# Goal of the exercise
Taking the data below, please print only the lines from the line holding "Reproduce this chart with matplotlib." to the line holding "plt.rcParams['font.family'] = ['Liberation", inclusive, with pictures omitted.

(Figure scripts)
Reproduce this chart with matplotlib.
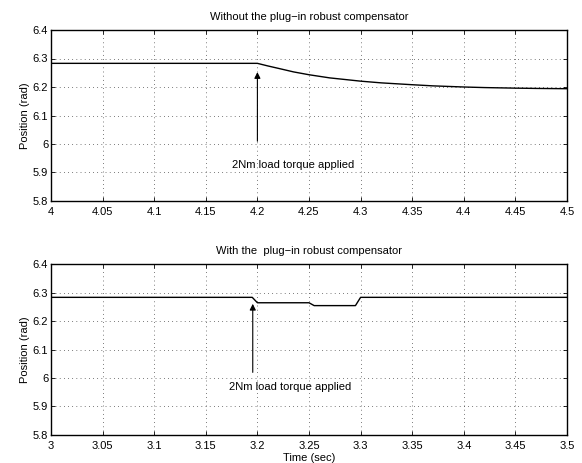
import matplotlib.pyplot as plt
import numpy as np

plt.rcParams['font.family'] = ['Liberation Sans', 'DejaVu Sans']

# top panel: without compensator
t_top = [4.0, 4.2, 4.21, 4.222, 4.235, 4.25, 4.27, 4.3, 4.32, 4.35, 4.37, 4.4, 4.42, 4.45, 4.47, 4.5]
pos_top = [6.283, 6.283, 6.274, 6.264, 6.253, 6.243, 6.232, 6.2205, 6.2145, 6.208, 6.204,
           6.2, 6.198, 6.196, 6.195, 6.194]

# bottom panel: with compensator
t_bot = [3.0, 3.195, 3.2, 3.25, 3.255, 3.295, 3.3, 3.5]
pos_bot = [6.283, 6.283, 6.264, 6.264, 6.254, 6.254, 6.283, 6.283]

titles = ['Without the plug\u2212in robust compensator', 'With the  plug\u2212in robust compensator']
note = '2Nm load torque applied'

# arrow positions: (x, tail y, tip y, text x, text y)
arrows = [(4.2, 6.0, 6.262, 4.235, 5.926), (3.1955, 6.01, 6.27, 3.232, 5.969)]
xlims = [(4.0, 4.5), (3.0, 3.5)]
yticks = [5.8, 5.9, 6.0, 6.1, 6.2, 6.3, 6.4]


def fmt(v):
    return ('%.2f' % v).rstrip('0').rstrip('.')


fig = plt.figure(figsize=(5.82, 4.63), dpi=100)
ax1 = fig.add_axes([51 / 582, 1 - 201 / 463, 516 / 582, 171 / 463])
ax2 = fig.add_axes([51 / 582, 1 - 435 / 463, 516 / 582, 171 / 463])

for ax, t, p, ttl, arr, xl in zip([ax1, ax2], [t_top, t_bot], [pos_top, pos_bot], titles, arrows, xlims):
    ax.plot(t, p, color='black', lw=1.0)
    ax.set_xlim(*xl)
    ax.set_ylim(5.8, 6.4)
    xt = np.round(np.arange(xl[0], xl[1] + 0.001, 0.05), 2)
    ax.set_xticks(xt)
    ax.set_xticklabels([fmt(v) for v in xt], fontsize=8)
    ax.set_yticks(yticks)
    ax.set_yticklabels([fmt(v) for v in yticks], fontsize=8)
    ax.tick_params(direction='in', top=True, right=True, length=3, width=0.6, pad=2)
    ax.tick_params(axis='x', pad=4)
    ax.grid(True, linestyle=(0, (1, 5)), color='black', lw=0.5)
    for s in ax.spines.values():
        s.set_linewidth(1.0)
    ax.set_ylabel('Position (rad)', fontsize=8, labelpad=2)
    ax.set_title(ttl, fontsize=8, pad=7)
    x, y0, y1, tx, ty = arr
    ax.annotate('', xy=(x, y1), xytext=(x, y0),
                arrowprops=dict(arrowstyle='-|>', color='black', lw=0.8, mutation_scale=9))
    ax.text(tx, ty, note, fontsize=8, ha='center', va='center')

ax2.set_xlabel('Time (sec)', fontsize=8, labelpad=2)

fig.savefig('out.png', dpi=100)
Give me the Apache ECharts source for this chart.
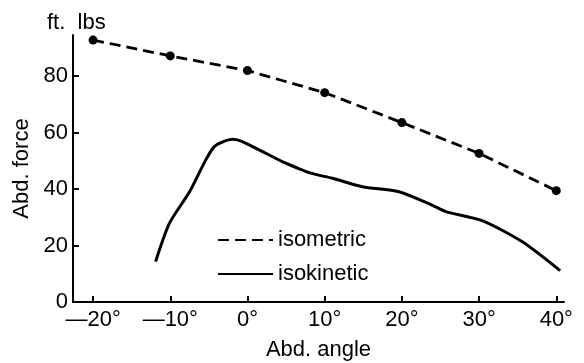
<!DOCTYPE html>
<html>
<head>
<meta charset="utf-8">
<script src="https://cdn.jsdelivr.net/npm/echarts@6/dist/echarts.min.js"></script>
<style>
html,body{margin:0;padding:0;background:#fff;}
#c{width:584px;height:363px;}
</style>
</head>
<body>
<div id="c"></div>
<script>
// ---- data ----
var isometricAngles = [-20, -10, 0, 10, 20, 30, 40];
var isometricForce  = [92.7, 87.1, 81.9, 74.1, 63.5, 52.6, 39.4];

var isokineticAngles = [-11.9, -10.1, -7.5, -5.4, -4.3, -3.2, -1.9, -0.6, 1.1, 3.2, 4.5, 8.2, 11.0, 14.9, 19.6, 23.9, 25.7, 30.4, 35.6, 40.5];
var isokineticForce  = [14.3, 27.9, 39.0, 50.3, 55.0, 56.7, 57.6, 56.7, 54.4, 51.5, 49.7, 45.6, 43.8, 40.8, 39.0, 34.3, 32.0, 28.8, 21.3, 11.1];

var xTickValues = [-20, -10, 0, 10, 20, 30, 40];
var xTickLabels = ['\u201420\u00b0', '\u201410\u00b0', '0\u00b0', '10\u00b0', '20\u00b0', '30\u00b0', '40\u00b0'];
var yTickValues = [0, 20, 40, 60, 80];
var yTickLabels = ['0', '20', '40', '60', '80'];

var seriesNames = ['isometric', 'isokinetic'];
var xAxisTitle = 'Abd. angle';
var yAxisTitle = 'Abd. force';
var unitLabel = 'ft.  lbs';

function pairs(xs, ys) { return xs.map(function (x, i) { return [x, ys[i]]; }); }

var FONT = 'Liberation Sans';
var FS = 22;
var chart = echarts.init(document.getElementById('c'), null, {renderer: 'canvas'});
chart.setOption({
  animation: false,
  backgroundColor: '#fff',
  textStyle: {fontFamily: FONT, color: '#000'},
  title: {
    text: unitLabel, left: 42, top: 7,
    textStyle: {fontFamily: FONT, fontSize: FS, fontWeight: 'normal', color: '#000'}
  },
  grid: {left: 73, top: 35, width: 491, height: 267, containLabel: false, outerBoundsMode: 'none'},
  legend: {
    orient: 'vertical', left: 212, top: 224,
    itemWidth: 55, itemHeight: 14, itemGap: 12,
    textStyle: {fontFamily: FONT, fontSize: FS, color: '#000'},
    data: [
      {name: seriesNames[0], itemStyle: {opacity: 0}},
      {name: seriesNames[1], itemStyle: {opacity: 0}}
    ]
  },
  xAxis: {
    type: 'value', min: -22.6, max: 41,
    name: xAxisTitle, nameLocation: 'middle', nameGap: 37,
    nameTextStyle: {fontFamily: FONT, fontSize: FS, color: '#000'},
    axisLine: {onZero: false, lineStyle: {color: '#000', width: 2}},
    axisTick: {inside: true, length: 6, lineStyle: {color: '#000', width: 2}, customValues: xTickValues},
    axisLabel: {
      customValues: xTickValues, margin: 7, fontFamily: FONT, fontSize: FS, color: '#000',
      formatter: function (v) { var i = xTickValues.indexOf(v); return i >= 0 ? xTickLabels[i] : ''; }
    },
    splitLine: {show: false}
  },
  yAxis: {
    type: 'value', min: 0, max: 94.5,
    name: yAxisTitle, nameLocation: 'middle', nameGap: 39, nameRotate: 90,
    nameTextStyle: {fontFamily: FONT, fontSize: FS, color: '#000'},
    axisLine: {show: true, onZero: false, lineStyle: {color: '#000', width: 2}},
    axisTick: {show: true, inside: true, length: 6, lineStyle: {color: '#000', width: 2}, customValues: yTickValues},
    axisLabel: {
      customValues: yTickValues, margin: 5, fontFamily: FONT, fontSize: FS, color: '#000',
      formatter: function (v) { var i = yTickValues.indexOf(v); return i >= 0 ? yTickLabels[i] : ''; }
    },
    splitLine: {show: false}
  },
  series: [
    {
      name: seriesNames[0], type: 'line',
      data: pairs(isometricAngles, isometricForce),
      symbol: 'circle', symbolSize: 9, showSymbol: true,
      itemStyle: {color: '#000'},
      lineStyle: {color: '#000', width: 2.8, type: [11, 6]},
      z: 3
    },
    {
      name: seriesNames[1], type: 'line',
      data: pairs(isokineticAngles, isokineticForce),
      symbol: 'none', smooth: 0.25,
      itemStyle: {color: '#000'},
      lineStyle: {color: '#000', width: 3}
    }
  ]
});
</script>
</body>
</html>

==

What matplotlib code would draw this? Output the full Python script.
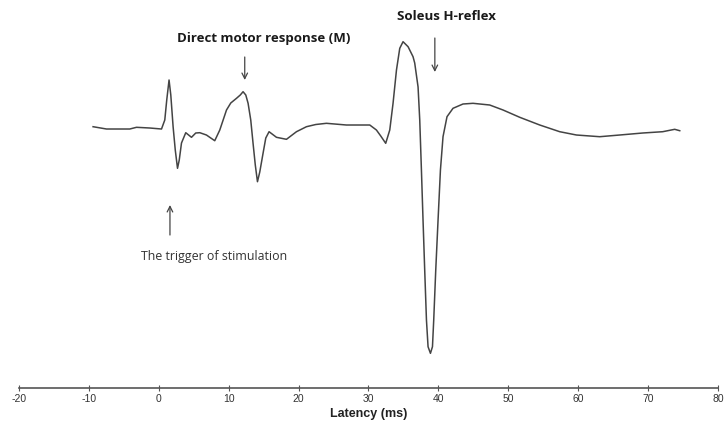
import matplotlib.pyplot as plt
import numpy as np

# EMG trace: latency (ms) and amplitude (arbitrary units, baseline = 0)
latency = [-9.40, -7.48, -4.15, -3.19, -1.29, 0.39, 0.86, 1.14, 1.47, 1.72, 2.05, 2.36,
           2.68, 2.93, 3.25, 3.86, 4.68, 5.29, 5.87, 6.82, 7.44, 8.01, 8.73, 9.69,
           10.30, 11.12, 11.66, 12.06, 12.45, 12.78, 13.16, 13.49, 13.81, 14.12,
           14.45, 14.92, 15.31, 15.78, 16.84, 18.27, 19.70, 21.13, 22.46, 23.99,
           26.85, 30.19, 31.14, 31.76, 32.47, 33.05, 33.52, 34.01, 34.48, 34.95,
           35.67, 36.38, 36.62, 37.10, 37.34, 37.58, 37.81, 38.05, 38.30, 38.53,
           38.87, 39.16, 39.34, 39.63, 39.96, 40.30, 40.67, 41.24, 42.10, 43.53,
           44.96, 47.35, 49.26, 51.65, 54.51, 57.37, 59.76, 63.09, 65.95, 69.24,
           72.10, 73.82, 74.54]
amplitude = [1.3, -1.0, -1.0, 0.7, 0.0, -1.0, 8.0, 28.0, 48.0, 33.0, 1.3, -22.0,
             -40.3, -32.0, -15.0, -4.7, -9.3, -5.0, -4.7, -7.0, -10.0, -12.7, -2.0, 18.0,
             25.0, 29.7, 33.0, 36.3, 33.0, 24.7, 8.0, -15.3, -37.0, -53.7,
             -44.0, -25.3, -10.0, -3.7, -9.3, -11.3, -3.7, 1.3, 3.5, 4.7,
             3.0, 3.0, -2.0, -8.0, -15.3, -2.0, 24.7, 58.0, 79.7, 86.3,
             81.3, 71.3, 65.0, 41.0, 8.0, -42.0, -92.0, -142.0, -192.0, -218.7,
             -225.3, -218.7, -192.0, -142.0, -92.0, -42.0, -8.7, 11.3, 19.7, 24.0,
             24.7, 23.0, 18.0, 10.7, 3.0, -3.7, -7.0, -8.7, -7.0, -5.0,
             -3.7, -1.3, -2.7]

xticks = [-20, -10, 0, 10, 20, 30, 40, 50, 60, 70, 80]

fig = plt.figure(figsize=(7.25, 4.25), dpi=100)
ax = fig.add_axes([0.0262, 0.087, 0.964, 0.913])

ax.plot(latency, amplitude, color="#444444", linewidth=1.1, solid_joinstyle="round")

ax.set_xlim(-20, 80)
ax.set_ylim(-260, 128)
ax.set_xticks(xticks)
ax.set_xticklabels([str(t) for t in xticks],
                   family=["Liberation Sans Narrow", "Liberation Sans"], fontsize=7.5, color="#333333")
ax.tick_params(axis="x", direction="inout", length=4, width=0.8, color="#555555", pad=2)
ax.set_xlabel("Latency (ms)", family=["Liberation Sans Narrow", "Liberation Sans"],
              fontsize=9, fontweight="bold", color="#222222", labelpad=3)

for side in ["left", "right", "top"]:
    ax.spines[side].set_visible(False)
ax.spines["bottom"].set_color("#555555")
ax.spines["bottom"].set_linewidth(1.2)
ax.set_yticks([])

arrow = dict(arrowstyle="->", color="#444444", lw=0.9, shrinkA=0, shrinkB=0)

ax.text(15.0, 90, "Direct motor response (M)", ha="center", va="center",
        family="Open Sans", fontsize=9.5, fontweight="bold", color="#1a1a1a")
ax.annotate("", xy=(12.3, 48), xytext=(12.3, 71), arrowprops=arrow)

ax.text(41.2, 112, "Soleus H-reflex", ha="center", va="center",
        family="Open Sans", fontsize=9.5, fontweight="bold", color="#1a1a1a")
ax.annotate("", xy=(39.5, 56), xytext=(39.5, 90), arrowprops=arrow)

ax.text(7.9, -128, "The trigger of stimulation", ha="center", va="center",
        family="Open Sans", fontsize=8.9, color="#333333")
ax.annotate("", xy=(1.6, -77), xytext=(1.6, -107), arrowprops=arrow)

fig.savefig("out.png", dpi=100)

# Written answer
Reproduce this chart with matplotlib.
import matplotlib.pyplot as plt
import numpy as np

plt.rcParams['font.family'] = ['Liberation Sans', 'DejaVu Sans']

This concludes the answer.